Have you ever come home to an over-excited pup paired with a soiled rug and a chewed up couch? Does your dog get clingy or seem anxious when you head out of the house? If this sounds familiar, your pup is probably suffering from separation anxiety. Pups with separation anxiety may display symptoms such as barking or howling, destroying items in the house, having accidents, attempting to escape, pacing, or hectic welcoming once the owner has returned. 

Separation anxiety can be caused by a pet’s change of ownership, a change in a pet’s schedule or home, the death of a pet friend, a change in the family makeup (i.e. children going to college or birth of new children), puppy malnutrition, or other traumatic events. Some dogs may naturally develop separation anxiety as they become attached to their owners, or if they are often left alone for long periods of time. 

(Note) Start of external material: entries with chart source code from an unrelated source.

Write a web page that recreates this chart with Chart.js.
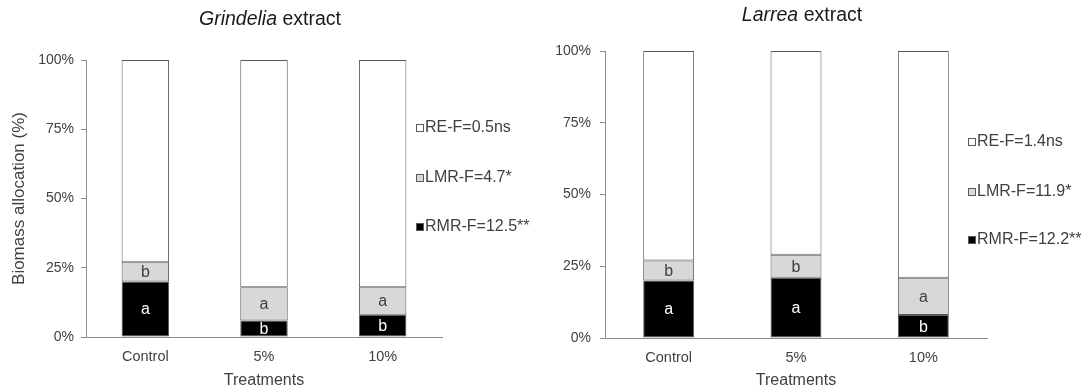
<!DOCTYPE html>
<html>
<head>
<meta charset="utf-8">
<script src="https://cdn.jsdelivr.net/npm/chart.js@4"></script>
<style>
  body { margin: 0; background: #fff; width: 1085px; height: 391px; overflow: hidden; position: relative; }
  .box { position: absolute; top: 0; height: 391px; }
  #grindeliaBox { left: 0; width: 540px; }
  #larreaBox { left: 540px; width: 545px; }
</style>
</head>
<body>
<div class="box" id="grindeliaBox"><canvas id="grindeliaChart"></canvas></div>
<div class="box" id="larreaBox"><canvas id="larreaChart"></canvas></div>
<script>
const treatments = ["Control", "5%", "10%"];
const yTicks = [0, 25, 50, 75, 100];

// Grindelia extract (% of biomass)
const grindeliaRMR = [20, 6, 8];
const grindeliaLMR = [7, 12, 10];
const grindeliaRE = [73, 82, 82];
const grindeliaRMRLetters = ["a", "b", "b"];
const grindeliaLMRLetters = ["b", "a", "a"];
const grindeliaLegend = ["RE-F=0.5ns", "LMR-F=4.7*", "RMR-F=12.5**"];

// Larrea extract (% of biomass)
const larreaRMR = [20, 21, 8];
const larreaLMR = [7, 8, 13];
const larreaRE = [73, 71, 79];
const larreaRMRLetters = ["a", "a", "b"];
const larreaLMRLetters = ["b", "b", "a"];
const larreaLegend = ["RE-F=1.4ns", "LMR-F=11.9*", "RMR-F=12.2**"];

const FONT = "'Liberation Sans', Arial, sans-serif";
const TEXT = "#404040";
const EDGE = "#595959";
const FILLS = ["#000000", "#d6d8d9", "#ffffff"];

// title, letters in bars and legend
const extras = {
  id: "extras",
  afterDraw(chart, args, opts) {
    const ctx = chart.ctx;
    ctx.save();

    // title: italic genus + normal word
    ctx.fillStyle = "#1a1a1a";
    ctx.textBaseline = "middle";
    ctx.font = "italic 19.5px " + FONT;
    const w1 = ctx.measureText(opts.genus + " ").width;
    ctx.font = "19.5px " + FONT;
    const w2 = ctx.measureText("extract").width;
    let x0 = opts.titleX - (w1 + w2) / 2;
    ctx.font = "italic 19.5px " + FONT;
    ctx.textAlign = "left";
    ctx.fillText(opts.genus + " ", x0, opts.titleY);
    ctx.font = "19.5px " + FONT;
    ctx.fillText("extract", x0 + w1, opts.titleY);

    // letters
    ctx.font = "16px " + FONT;
    ctx.textAlign = "center";
    opts.letters.forEach((letters, di) => {
      const meta = chart.getDatasetMeta(di);
      meta.data.forEach((bar, i) => {
        ctx.fillStyle = di === 0 ? "#ffffff" : TEXT;
        ctx.fillText(letters[i], bar.x, (bar.y + bar.base) / 2 + 1);
      });
    });

    // legend
    ctx.font = "16px " + FONT;
    ctx.textAlign = "left";
    const order = [2, 1, 0];
    opts.legend.forEach((label, k) => {
      const y = opts.legendY[k];
      const x = opts.legendX;
      ctx.fillStyle = FILLS[order[k]];
      ctx.fillRect(x, y - 3.5, 7, 7);
      ctx.strokeStyle = EDGE;
      ctx.lineWidth = 1;
      ctx.strokeRect(x + 0.5, y - 3.5, 7, 7);
      ctx.fillStyle = TEXT;
      ctx.fillText(label, x + 9, y);
    });

    ctx.restore();
  },
};

function makeChart(id, cfg) {
  const datasets = [
    { label: "RMR", data: cfg.rmr, backgroundColor: FILLS[0] },
    { label: "LMR", data: cfg.lmr, backgroundColor: FILLS[1] },
    { label: "RE", data: cfg.re, backgroundColor: FILLS[2] },
  ].map((d) => ({
    ...d,
    borderColor: EDGE,
    borderWidth: 1,
    borderSkipped: false,
    barPercentage: 0.4,
    categoryPercentage: 1,
  }));

  return new Chart(document.getElementById(id), {
    type: "bar",
    data: { labels: treatments, datasets },
    plugins: [extras],
    options: {
      responsive: true,
      maintainAspectRatio: false,
      animation: false,
      layout: { padding: cfg.padding },
      plugins: {
        legend: { display: false },
        tooltip: { enabled: false },
        extras: {
          genus: cfg.genus,
          titleX: cfg.titleX,
          titleY: cfg.titleY,
          letters: [cfg.rmrLetters, cfg.lmrLetters],
          legend: cfg.legend,
          legendX: cfg.legendX,
          legendY: cfg.legendY,
        },
      },
      scales: {
        x: {
          stacked: true,
          grid: { display: false, drawTicks: false },
          border: { display: true, color: "#8c8c8c" },
          ticks: { color: TEXT, font: { family: FONT, size: 14.5 }, padding: 11 },
          title: {
            display: true,
            text: "Treatments",
            color: TEXT,
            font: { family: FONT, size: 16 },
            padding: { top: 2, bottom: 1 },
          },
          afterFit: (s) => { s.height = cfg.xHeight; },
        },
        y: {
          stacked: true,
          min: 0,
          max: 100,
          afterBuildTicks: (s) => { s.ticks = yTicks.map((v) => ({ value: v })); },
          grid: { drawOnChartArea: false, drawTicks: true, tickLength: 5, color: "#8c8c8c" },
          border: { display: true, color: "#8c8c8c" },
          ticks: {
            color: TEXT,
            font: { family: FONT, size: 14 },
            padding: cfg.tickPad,
            callback: (v) => v + "%",
          },
          title: {
            display: cfg.yTitle,
            text: "Biomass allocation (%)",
            color: TEXT,
            font: { family: FONT, size: 17 },
            padding: { top: 9, bottom: 2 },
          },
          afterFit: (s) => { s.width = cfg.yWidth; },
        },
      },
    },
  });
}

makeChart("grindeliaChart", {
  rmr: grindeliaRMR, lmr: grindeliaLMR, re: grindeliaRE,
  rmrLetters: grindeliaRMRLetters, lmrLetters: grindeliaLMRLetters,
  legend: grindeliaLegend,
  genus: "Grindelia",
  titleX: 270, titleY: 20,
  legendX: 416, legendY: [128, 178, 227],
  padding: { left: 0, right: 98, top: 60, bottom: 0 },
  yWidth: 86, yTitle: true, tickPad: 7, xHeight: 54,
});

makeChart("larreaChart", {
  rmr: larreaRMR, lmr: larreaLMR, re: larreaRE,
  rmrLetters: larreaRMRLetters, lmrLetters: larreaLMRLetters,
  legend: larreaLegend,
  genus: "Larrea",
  titleX: 262, titleY: 16,
  legendX: 428, legendY: [142, 192, 240],
  padding: { left: 0, right: 98, top: 51, bottom: 0 },
  yWidth: 65, yTitle: false, tickPad: 9, xHeight: 53,
});
</script>
</body>
</html>
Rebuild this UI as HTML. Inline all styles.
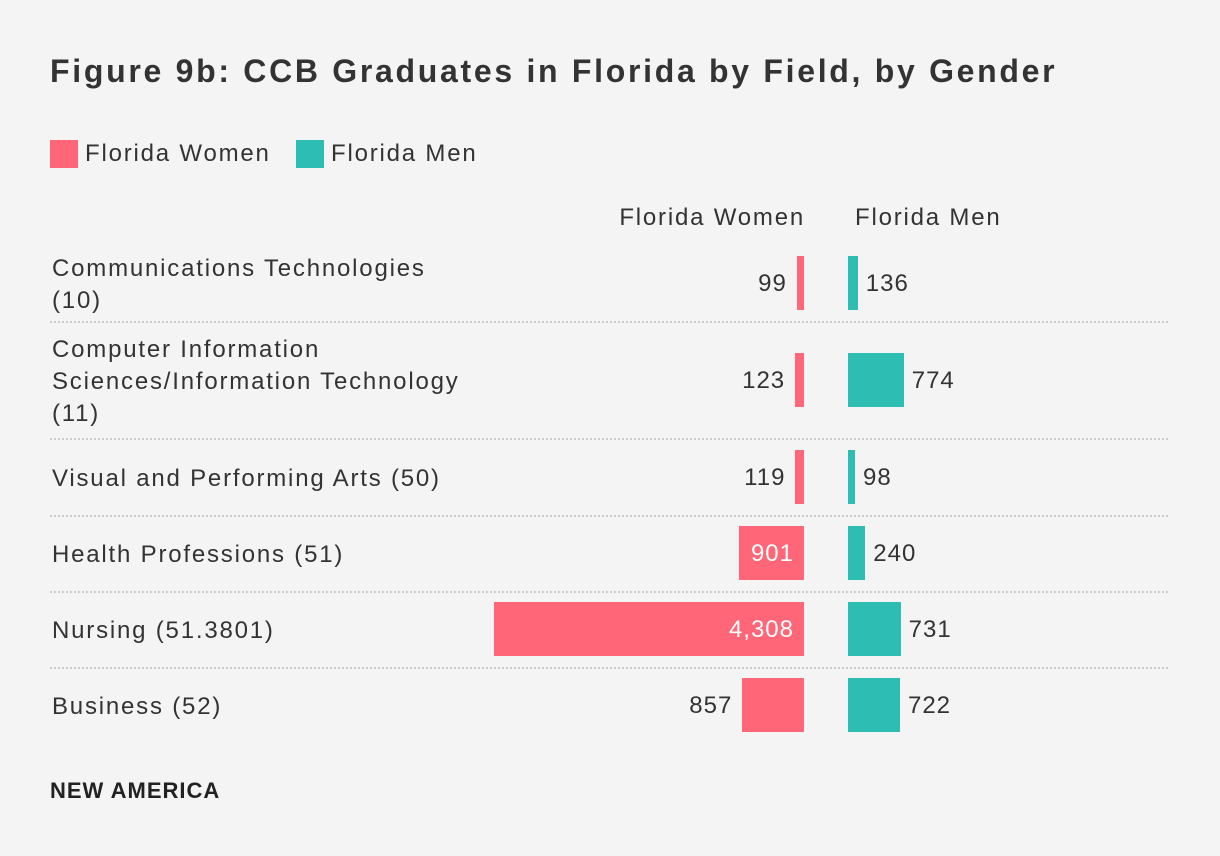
<!DOCTYPE html>
<html><head><meta charset="utf-8"><style>
body{margin:0;background:#f4f4f4;font-family:"Liberation Sans",sans-serif;}
#wrap{position:relative;width:1220px;height:856px;background:#f4f4f4;overflow:hidden}
.t{position:absolute;white-space:nowrap;color:#333;letter-spacing:1.8px}
</style></head><body>
<div id="wrap">
<div class="t" style="left:50px;top:53px;font-size:32px;font-weight:bold;color:#333;letter-spacing:2.7px">Figure 9b: CCB Graduates in Florida by Field, by Gender</div>
<div style="position:absolute;left:50px;top:140px;width:28px;height:28px;background:#ff6677"></div>
<div class="t" style="left:85px;top:140px;font-size:24px">Florida Women</div>
<div style="position:absolute;left:296px;top:140px;width:28px;height:28px;background:#2ebdb2"></div>
<div class="t" style="left:331px;top:140px;font-size:24px">Florida Men</div>
<div class="t" style="right:415px;top:204px;font-size:24px">Florida Women</div>
<div class="t" style="left:855px;top:204px;font-size:24px">Florida Men</div>
<div class="t" style="left:50px;top:778px;font-size:22px;font-weight:bold;color:#222;letter-spacing:1px">NEW AMERICA</div>
</div>
<script>
const categories=[["Communications Technologies","(10)"],["Computer Information","Sciences/Information Technology","(11)"],["Visual and Performing Arts (50)"],["Health Professions (51)"],["Nursing (51.3801)"],["Business (52)"]];
const women=[99,123,119,901,4308,857];
const men=[136,774,98,240,731,722];
const rowTops=[245,321,438,515,591,667,743];
const scale=v=>v*0.072;
const wrap=document.getElementById('wrap');
function mk(style,name,inter,text){const d=document.createElement('div');d.style.cssText=style;if(text!==undefined){d.className='t';d.textContent=text;}


wrap.appendChild(d);return d;}
const fmt=v=>v.toLocaleString('en-US');
categories.forEach((c,i)=>{
 const top=rowTops[i],bot=rowTops[i+1],mid=(top+bot)/2;
 const lh=32,h=c.length*lh;
 const lab=mk(`left:52px;top:${mid-h/2+2}px;font-size:24px;line-height:${lh}px`,'category-label',"false");
 lab.className='t';lab.innerHTML=c.join('<br>');
 const ww=scale(women[i]);
 mk(`position:absolute;left:${804-ww}px;top:${mid-27}px;width:${ww}px;height:54px;background:#ff6677`,'bar-women',"true");
 if(ww>=64) mk(`right:${1220-794}px;top:${mid-13}px;font-size:24px;color:#fff;letter-spacing:1px`,'value-women',"false",fmt(women[i]));
 else mk(`right:${1220-(804-ww-10)}px;top:${mid-13}px;font-size:24px;letter-spacing:1px`,'value-women',"false",fmt(women[i]));
 const mw=scale(men[i]);
 mk(`position:absolute;left:848px;top:${mid-27}px;width:${mw}px;height:54px;background:#2ebdb2`,'bar-men',"true");
 mk(`left:${848+mw+8}px;top:${mid-13}px;font-size:24px;letter-spacing:1px`,'value-men',"false",fmt(men[i]));
 if(i<categories.length-1) mk(`position:absolute;left:50px;top:${bot}px;width:1118px;border-top:2px dotted #ccc`,'row-separator',"false");
});
</script>
</body></html>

In order to help train your pup to feel more relaxed when you aren’t there, you may need to adjust your routine:

  1. Exercise. It’s important to keep your pup moving! If your dog has gone for a walk, they are more likely to feel tired and will be less focused on you leaving. A tired dog is usually a happy dog!
  2. Make sure they’re comfortable. Create an oasis for your pup. Set up a relaxing, enjoyable space by adding toys, favorite pillows/ blankets, or even clothes that smell like you can make being alone more comfortable. You can give your pup a special treat or a puzzle toy stuffed with peanut butter to distract your pup, while conditioning them to associate being alone with TREATS- so make it tasty! 
  3. Purchase anxiety-reducing products. Try calming your pup with a white noise machine. Just like people, pups enjoy the relaxing sounds of white noise. You can also get your pup a compression shirt, which compresses your dog’s body, providing a comforting feeling. A change in your pups diet could also reduce anxiety, so try feeding your dog calming food supplements
  4. Change the way you leave. Rather than gathering your belongings, putting on shoes, grabbing your keys and leaving, you should do all of those things and not leave. Your leaving routine could be sparking your pup’s anxiety, so try to switch it up. 
  5. No grand entrances. Try not to make greetings or goodbyes too exciting. You can even try ignoring your pup as you walk in the door and for the first few minutes that you’re home. If your pup doesn’t notice you have left or returned, they will likely be less anxious to be alone. 
If your dog’s separation anxiety is more severe, you may wish to talk to your Veterinarian about possible medications or other precautions you can take to keep your pup and your furniture safe!